Stored records:
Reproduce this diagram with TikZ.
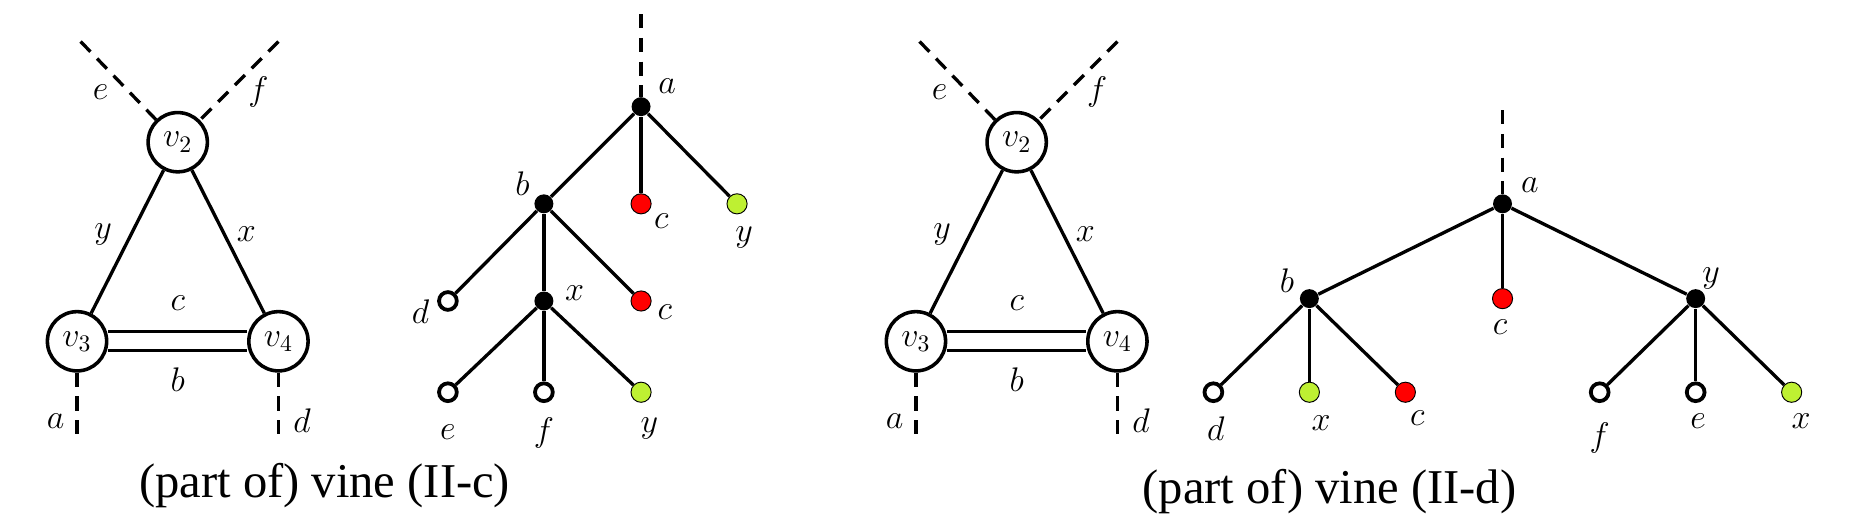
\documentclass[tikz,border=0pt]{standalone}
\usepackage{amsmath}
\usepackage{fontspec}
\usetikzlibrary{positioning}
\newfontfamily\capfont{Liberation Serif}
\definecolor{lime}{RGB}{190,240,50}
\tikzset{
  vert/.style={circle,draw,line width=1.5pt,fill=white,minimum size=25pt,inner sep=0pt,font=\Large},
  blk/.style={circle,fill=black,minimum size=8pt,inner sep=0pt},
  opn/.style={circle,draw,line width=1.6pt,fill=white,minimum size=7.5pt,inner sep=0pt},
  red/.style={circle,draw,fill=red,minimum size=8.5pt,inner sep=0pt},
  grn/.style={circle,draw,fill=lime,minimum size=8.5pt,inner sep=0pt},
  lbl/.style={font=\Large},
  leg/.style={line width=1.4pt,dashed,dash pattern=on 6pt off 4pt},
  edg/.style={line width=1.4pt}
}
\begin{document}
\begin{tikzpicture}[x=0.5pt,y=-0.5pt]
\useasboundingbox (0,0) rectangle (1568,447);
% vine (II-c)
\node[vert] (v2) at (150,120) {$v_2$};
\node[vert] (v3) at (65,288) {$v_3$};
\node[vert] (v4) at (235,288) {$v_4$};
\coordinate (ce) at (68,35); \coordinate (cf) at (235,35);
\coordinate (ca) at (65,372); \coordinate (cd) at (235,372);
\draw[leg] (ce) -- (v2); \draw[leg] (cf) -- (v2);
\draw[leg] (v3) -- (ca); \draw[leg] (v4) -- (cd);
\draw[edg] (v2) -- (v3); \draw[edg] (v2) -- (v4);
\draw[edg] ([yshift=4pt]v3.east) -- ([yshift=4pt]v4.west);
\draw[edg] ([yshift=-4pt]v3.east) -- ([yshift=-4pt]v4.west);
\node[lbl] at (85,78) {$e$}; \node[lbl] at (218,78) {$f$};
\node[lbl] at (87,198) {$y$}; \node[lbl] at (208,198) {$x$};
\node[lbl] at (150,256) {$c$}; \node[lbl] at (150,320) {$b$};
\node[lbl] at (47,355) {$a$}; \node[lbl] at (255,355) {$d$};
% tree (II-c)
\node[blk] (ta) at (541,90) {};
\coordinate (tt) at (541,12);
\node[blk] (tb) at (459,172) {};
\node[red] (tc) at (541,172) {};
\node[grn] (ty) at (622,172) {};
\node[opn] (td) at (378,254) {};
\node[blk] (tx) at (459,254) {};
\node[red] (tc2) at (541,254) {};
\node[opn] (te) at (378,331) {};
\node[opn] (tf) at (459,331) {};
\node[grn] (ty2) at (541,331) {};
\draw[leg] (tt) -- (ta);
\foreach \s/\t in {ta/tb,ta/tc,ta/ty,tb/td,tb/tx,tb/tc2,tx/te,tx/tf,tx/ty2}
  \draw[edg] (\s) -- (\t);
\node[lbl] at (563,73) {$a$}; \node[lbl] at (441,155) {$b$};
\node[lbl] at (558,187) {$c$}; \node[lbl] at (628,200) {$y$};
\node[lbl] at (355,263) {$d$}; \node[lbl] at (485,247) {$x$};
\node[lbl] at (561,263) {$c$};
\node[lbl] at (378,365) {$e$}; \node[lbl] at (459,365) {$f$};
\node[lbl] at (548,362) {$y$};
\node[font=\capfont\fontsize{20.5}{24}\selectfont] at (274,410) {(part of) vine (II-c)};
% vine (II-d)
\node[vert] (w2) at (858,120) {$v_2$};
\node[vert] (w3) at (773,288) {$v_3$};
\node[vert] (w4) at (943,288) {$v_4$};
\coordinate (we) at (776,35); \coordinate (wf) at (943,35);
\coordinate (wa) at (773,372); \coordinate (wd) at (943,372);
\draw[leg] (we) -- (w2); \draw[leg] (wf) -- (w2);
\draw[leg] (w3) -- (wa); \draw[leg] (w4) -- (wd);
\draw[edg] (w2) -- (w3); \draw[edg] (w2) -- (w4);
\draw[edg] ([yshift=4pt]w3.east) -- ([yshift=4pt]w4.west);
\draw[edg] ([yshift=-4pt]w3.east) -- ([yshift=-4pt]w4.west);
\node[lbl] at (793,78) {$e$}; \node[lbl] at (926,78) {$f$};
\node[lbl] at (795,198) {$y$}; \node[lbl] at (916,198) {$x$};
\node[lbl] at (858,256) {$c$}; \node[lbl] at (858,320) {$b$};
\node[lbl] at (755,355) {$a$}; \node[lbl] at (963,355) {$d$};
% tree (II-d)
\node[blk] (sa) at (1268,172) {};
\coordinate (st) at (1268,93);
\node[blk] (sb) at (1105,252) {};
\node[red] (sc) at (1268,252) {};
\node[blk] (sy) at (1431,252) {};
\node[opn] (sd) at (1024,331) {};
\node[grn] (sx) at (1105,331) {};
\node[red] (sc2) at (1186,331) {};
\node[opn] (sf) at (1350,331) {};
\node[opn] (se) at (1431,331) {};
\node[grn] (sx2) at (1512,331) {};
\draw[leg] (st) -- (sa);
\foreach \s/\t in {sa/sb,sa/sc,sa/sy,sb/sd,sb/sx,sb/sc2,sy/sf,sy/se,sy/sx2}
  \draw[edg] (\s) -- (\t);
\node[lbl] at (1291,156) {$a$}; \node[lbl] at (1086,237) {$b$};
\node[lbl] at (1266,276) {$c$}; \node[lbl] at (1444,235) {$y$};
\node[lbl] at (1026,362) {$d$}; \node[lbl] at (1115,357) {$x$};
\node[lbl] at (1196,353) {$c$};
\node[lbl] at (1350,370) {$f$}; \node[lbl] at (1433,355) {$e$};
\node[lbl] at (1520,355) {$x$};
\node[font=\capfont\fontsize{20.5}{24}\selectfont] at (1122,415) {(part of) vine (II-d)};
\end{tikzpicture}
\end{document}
==
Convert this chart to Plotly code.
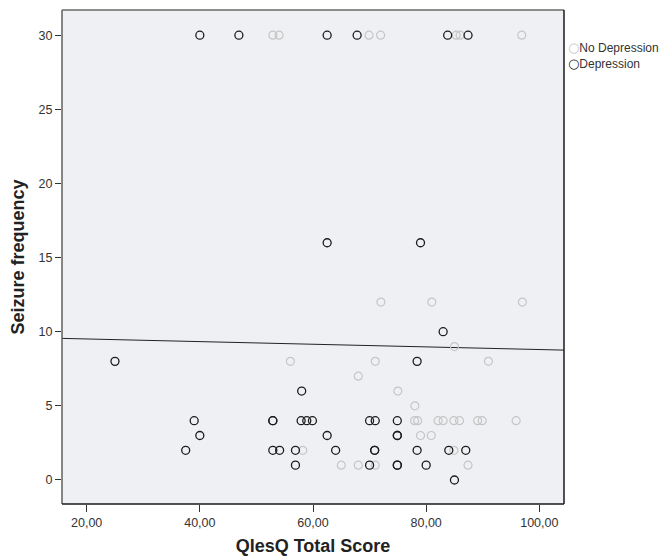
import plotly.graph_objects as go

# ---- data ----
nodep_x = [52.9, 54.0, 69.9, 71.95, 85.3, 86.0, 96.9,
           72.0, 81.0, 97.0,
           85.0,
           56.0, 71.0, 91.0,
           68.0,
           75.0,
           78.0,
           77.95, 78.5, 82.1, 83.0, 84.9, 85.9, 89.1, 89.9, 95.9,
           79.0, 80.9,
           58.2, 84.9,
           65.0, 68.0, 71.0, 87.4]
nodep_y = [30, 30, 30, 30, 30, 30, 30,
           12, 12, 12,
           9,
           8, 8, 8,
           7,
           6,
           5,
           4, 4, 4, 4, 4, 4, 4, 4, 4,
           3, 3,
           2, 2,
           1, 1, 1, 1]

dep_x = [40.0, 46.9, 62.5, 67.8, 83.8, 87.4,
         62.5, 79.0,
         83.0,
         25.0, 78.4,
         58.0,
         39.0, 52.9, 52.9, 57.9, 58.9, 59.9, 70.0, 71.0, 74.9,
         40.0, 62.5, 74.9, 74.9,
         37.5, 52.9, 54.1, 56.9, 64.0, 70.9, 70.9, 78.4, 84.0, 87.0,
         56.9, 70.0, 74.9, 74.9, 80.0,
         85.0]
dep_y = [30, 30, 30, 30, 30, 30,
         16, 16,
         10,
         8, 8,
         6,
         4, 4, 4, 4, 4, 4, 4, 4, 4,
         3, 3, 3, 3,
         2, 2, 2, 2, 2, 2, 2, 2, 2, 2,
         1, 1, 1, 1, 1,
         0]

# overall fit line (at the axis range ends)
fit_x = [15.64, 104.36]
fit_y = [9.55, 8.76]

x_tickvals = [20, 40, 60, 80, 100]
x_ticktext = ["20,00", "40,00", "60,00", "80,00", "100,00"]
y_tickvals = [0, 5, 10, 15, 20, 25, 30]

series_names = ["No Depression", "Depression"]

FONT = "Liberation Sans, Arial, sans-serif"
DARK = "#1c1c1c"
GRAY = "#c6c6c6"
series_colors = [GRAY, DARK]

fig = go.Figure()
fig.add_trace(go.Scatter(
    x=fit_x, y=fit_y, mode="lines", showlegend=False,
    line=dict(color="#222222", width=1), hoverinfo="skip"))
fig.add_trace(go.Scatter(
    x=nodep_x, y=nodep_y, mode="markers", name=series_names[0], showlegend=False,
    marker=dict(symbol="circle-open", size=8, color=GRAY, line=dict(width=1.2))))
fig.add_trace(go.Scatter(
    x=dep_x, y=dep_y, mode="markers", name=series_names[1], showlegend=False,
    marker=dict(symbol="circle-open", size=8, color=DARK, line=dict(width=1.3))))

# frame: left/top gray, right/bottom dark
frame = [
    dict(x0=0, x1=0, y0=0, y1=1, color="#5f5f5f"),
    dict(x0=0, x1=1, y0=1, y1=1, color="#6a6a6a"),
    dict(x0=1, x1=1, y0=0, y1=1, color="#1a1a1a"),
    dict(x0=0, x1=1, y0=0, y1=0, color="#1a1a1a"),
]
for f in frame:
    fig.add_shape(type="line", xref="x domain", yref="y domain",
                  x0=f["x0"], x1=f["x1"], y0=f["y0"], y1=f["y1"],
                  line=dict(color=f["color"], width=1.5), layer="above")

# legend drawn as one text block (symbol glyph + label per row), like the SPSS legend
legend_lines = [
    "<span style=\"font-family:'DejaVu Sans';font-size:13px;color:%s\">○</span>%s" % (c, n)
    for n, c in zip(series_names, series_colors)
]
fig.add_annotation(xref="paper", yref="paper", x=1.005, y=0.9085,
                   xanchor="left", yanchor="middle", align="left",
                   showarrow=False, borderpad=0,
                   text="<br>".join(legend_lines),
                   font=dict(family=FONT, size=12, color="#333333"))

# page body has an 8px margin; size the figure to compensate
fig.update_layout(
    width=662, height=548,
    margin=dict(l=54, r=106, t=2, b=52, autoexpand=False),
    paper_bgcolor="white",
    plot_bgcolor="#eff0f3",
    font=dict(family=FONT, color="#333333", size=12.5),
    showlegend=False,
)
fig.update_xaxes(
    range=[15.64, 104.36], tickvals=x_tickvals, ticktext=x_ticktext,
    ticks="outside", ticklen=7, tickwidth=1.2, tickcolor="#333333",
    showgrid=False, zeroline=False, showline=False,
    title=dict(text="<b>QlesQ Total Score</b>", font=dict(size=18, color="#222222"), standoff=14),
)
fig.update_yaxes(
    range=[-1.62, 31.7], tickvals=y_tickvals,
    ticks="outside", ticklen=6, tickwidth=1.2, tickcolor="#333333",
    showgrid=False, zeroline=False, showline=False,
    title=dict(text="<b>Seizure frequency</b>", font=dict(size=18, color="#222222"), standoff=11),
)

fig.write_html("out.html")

(What to do) Lines from the one with "Convert this chart to Plotly code." through the one with "import plotly.graph_objects as go" are the only ones to quote. Quote them exactly and leave out pictures.

(Solution for this task)
Convert this chart to Plotly code.
import plotly.graph_objects as go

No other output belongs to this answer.